The retailer's problems have mounted in recent years. Sears warned investors last year there was "substantial doubt" it would be able to stay in business. It has lost $11.7 billion since 2010, its last profitable year. Sales have plunged 60% since then. The company shuttered more than 2,600 stores over the past 13 years.

With the writing on the wall that a bankruptcy was imminent, suppliers demanded Sears pay cash up front for the items in its stores, putting it at an even greater competitive disadvantage with other retailers.

Whirlpool, which had started in business more than a century ago selling its appliances at Sears, pulled its various brands out of Sears and Kmart stores last year. Once the dominant appliance retailer in the country, Sears accounted for only 3% of Whirlpool's sales worldwide in 2017.

In September, Lampert proposed that Sears restructure its finances without filing bankruptcy. But he warned that the company was running out of cash. The company's stock quickly fell below $1 a share for the first time in its history.

Creditors opted instead to try their hand in bankruptcy court. Without a deal and with $130 million in debt payments due Monday, Sears filed for Chapter 11 bankruptcy protection.

The brand that shaped a nation

Sears was once the nation's largest retailer and its largest employer. In its heyday, it was both the Walmart and Amazon of its time.

Formed in 1886 by railroad station agent Richard Sears, the company started as a watch business in North Redwood, Minnesota. Sears moved to Chicago in 1887, and he hired watchmaker Alvah Roebuck as his partner. The first Sears Roebuck catalog, which sold watches and jewelry, was printed in 1896.

The Sears catalog was the way many Americans first started to buy mass-produced goods. That was an enormous shift for people who lived on farms and in small towns and made many of the goods they needed on their own, including clothes and furniture.
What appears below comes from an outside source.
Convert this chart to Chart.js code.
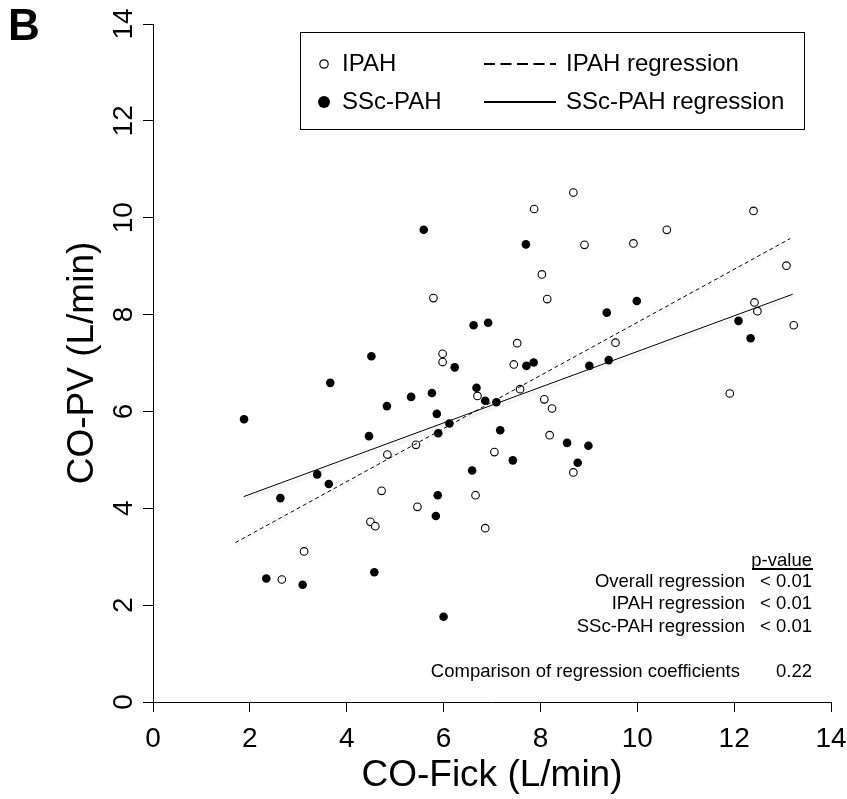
<!DOCTYPE html>
<html><head><meta charset="utf-8">
<script src="https://cdn.jsdelivr.net/npm/chart.js@4.4.1/dist/chart.umd.min.js"></script>
<style>html,body{margin:0;padding:0;background:#fff;} canvas{display:block;}</style>
</head><body>
<canvas id="c" width="847" height="799"></canvas>
<script>
// ---- data ----
const ipahX = [2.66,3.12,4.49,4.59,4.72,4.84,5.43,5.46,5.79,5.98,5.98,6.66,6.70,6.86,7.05,7.45,7.52,7.58,7.87,8.03,8.08,8.14,8.19,8.24,8.68,8.68,8.91,9.55,9.92,10.61,11.91,12.40,12.42,12.48,13.08,13.23];
const ipahY = [2.53,3.11,3.72,3.63,4.36,5.11,5.31,4.03,8.34,7.19,7.02,4.27,6.32,3.59,5.16,6.97,7.41,6.46,10.18,8.83,6.25,8.32,5.51,6.06,4.74,10.52,9.44,7.42,9.47,9.75,6.37,10.14,8.25,8.07,9.01,7.78];
const sscX = [1.88,2.34,2.63,3.09,3.39,3.63,3.66,4.46,4.51,4.57,4.83,5.33,5.59,5.76,5.84,5.86,5.88,5.89,6.00,6.12,6.23,6.59,6.62,6.68,6.86,6.92,7.09,7.17,7.43,7.70,7.71,7.86,8.55,8.77,8.99,9.01,9.37,9.41,9.99,12.09,12.34];
const sscY = [5.84,2.55,4.21,2.42,4.70,4.50,6.59,5.49,7.14,2.68,6.11,6.30,9.75,6.38,3.84,5.95,4.27,5.55,1.76,5.75,6.91,4.78,7.78,6.49,6.22,7.83,6.19,5.61,4.99,9.45,6.94,7.01,5.35,4.94,5.29,6.94,8.04,7.06,8.28,7.87,7.51];
const ipahRegX = [1.70, 13.16];
const ipahRegY = [3.29, 9.57];
const sscRegX = [1.87, 13.21];
const sscRegY = [4.24, 8.42];
const axisTicks = [0, 2, 4, 6, 8, 10, 12, 14];
const seriesNames = ['IPAH', 'SSc-PAH'];
const lineNames = ['IPAH regression', 'SSc-PAH regression'];
const statHeader = 'p-value';
const statLabels = ['Overall regression', 'IPAH regression', 'SSc-PAH regression'];
const statValues = ['< 0.01', '< 0.01', '< 0.01'];
const compareLabel = 'Comparison of regression coefficients';
const compareValue = '0.22';
const panelLetter = 'B';
const xTitle = 'CO-Fick (L/min)';
const yTitle = 'CO-PV (L/min)';

const FONT = '"Liberation Sans", Arial, Helvetica, sans-serif';
const zip = (xs, ys) => xs.map((x, i) => ({x, y: ys[i]}));

const lineShadow = {
  id: 'lineShadow',
  beforeDatasetDraw(chart, args) {
    if (args.index > 1) return;
    const ctx = chart.ctx;
    ctx.save();
    ctx.shadowColor = 'rgba(0,0,0,0.16)';
    ctx.shadowBlur = 3;
    ctx.shadowOffsetX = 1;
    ctx.shadowOffsetY = 3;
  },
  afterDatasetDraw(chart, args) {
    if (args.index > 1) return;
    chart.ctx.restore();
  }
};

const annot = {
  id: 'annot',
  afterDraw(chart) {
    const ctx = chart.ctx;
    ctx.save();
    ctx.fillStyle = '#000';
    ctx.strokeStyle = '#000';
    // panel letter
    ctx.font = 'bold 44px ' + FONT;
    ctx.textAlign = 'left';
    ctx.textBaseline = 'top';
    ctx.fillText(panelLetter, 8, 6);
    // legend box
    ctx.lineWidth = 1;
    ctx.strokeRect(300.5, 32.5, 504, 97);
    const rows = [64, 102];
    ctx.font = '24px ' + FONT;
    ctx.textBaseline = 'middle';
    ctx.beginPath(); ctx.arc(324, rows[0], 4.2, 0, Math.PI * 2);
    ctx.fillStyle = '#fff'; ctx.fill(); ctx.lineWidth = 1.2; ctx.stroke();
    ctx.fillStyle = '#000';
    ctx.beginPath(); ctx.arc(324, rows[1], 6, 0, Math.PI * 2); ctx.fill();
    ctx.fillText(seriesNames[0], 342, rows[0]);
    ctx.fillText(seriesNames[1], 342, rows[1]);
    ctx.lineWidth = 2;
    ctx.setLineDash([11, 5.5]);
    ctx.beginPath(); ctx.moveTo(484, rows[0]); ctx.lineTo(556, rows[0]); ctx.stroke();
    ctx.setLineDash([]);
    ctx.beginPath(); ctx.moveTo(484, rows[1]); ctx.lineTo(556, rows[1]); ctx.stroke();
    ctx.fillText(lineNames[0], 566, rows[0]);
    ctx.fillText(lineNames[1], 566, rows[1]);
    // stats block
    ctx.font = '18.5px ' + FONT;
    ctx.textAlign = 'right';
    ctx.fillText(statHeader, 812, 561);
    ctx.lineWidth = 2;
    ctx.beginPath(); ctx.moveTo(752, 569); ctx.lineTo(813, 569); ctx.stroke();
    const ys = [582, 604, 627];
    statLabels.forEach((t, i) => {
      ctx.fillText(t, 745, ys[i]);
      ctx.fillText(statValues[i], 812, ys[i]);
    });
    ctx.fillText(compareLabel, 740, 672);
    ctx.fillText(compareValue, 812, 672);
    ctx.restore();
  }
};

const axisCommon = {
  type: 'linear',
  min: 0, max: 14,
  afterBuildTicks: s => { s.ticks = axisTicks.map(v => ({value: v})); },
  grid: {drawOnChartArea: false, drawTicks: true, tickLength: 10, color: '#000', lineWidth: 1},
  border: {display: true, color: '#000', width: 1},
};

new Chart(document.getElementById('c'), {
  type: 'scatter',
  data: {
    datasets: [
      {label: lineNames[0], type: 'line', data: zip(ipahRegX, ipahRegY), borderColor: '#000', borderWidth: 1, borderDash: [4, 3], pointRadius: 0, fill: false},
      {label: lineNames[1], type: 'line', data: zip(sscRegX, sscRegY), borderColor: '#000', borderWidth: 1, pointRadius: 0, fill: false},
      {label: seriesNames[0], data: zip(ipahX, ipahY), pointStyle: 'circle', pointRadius: 3.8, backgroundColor: '#fff', borderColor: '#000', borderWidth: 1.1},
      {label: seriesNames[1], data: zip(sscX, sscY), pointStyle: 'circle', pointRadius: 4.3, backgroundColor: '#000', borderColor: '#000', borderWidth: 0},
    ]
  },
  options: {
    responsive: false,
    animation: false,
    devicePixelRatio: 1,
    layout: {padding: {left: 0, top: 24, right: 16, bottom: 0}},
    plugins: {legend: {display: false}, tooltip: {enabled: false}},
    scales: {
      x: Object.assign({}, axisCommon, {
        position: 'bottom',
        afterFit: s => { s.height = 97; s.paddingLeft = 0; s.paddingRight = 0; },
        ticks: {font: {family: FONT, size: 28}, color: '#000', padding: 10, maxRotation: 0, minRotation: 0},
        title: {display: true, text: xTitle, color: '#000', font: {family: FONT, size: 37}, padding: {top: 0, bottom: 1}},
      }),
      y: Object.assign({}, axisCommon, {
        position: 'left',
        afterFit: s => { s.width = 153; s.paddingTop = 0; s.paddingBottom = 0; },
        ticks: {font: {family: FONT, size: 28}, color: '#000', padding: 3, minRotation: 90, maxRotation: 90, crossAlign: 'center'},
        title: {display: true, text: yTitle, color: '#000', font: {family: FONT, size: 37}, padding: {top: 61, bottom: 0}},
      }),
    }
  },
  plugins: [lineShadow, annot]
});
</script>
</body></html>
Sears' stores helped reshape America, drawing shoppers away from the traditional Main Street merchants. Sears brought people into malls, contributing to the suburbanization of America in the post-World War II era. Its Kenmore appliances introduced many American homes to labor-saving devices that changed family dynamics. Its Craftsman tools and their lifetime guarantees were a mainstay of middle-class America.

Sears truly changed America.

But long before the rise of Amazon and online shopping, Sears was struggling to keep up with Americans' changing shopping habits. Big box retailers such as Walmart beat it on both price and merchandise selection.

In 1999, it was booted out of the Dow Jones Industrial Average, where it had been for 75 years. Big box rival Home Depot took its place.

Sears and Kmart merged to form Sears Holdings in 2005. At the time, they had 3,500 US stores between them. They have fewer than 900 today.

In July, Sears closed its last store in Chicago, once its hometown. In August, the company announced another 46 store closings. The company had 89,000 employees as of February. That's down from 317,000 US employees in early 2006, soon after the merger.